- **Exercise directions**: Find the word "script" in the listing; pull out each line holding it.

Source records
# # # # # # #

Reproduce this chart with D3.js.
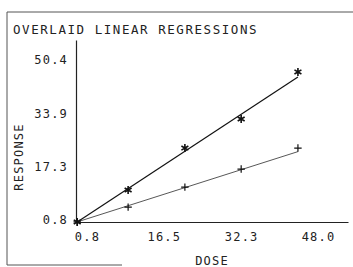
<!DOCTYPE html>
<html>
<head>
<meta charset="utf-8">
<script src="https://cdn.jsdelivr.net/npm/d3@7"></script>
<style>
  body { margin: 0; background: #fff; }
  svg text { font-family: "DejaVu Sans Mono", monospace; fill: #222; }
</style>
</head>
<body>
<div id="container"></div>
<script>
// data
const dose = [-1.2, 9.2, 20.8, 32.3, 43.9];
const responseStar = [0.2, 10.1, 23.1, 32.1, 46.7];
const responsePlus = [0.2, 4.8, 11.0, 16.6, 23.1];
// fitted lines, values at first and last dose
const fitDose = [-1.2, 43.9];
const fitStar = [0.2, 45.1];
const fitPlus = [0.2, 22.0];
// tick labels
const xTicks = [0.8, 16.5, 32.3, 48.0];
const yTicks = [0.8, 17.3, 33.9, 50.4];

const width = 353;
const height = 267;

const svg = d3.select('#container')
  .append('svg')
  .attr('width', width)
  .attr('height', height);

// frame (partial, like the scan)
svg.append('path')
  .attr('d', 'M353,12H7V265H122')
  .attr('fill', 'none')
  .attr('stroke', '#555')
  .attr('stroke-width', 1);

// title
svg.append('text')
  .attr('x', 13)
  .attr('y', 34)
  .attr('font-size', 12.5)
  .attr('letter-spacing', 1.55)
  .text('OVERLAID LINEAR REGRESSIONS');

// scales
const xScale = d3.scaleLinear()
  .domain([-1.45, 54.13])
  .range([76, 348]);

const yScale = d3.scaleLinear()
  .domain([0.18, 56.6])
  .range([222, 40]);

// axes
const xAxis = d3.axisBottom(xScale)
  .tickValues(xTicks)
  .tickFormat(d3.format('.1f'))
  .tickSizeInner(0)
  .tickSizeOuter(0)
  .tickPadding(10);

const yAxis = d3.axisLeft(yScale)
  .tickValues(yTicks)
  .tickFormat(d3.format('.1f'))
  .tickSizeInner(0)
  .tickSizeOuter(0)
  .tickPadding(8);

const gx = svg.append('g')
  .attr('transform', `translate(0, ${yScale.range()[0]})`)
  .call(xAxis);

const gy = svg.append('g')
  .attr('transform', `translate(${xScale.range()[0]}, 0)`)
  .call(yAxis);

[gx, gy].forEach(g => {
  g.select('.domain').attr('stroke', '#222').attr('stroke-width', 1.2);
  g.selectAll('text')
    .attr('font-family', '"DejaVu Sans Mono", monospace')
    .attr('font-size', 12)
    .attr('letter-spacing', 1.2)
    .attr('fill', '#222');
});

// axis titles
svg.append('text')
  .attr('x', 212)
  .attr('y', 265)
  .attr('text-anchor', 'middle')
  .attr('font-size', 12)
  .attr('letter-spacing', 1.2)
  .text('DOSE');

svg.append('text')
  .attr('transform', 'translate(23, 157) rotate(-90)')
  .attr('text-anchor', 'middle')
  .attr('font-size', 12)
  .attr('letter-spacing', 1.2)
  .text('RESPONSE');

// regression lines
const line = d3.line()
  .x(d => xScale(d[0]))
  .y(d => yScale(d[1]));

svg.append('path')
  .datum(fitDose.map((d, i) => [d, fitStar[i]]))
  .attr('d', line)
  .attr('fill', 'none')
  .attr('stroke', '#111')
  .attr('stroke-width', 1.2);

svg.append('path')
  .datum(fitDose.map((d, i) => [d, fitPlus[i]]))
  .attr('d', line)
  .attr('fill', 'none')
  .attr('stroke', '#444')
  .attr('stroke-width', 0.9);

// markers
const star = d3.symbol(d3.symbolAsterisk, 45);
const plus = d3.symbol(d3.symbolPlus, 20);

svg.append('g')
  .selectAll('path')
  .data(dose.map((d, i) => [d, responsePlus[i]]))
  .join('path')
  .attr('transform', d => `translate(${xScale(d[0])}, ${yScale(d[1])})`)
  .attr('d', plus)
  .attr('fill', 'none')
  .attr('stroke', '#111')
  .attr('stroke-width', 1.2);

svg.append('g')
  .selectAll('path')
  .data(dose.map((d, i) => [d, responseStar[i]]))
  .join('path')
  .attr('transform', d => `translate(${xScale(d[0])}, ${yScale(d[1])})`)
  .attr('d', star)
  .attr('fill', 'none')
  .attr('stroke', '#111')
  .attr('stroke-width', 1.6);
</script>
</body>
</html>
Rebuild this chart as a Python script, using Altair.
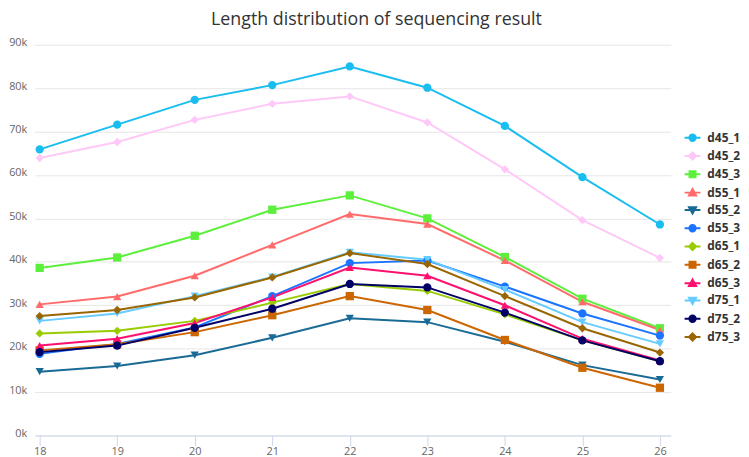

# # # # # # #

- **Response**:
<script src="https://cdn.jsdelivr.net/npm/d3@7"></script>
<script>
</script>
Rebuild this chart as a Python script, using Altair.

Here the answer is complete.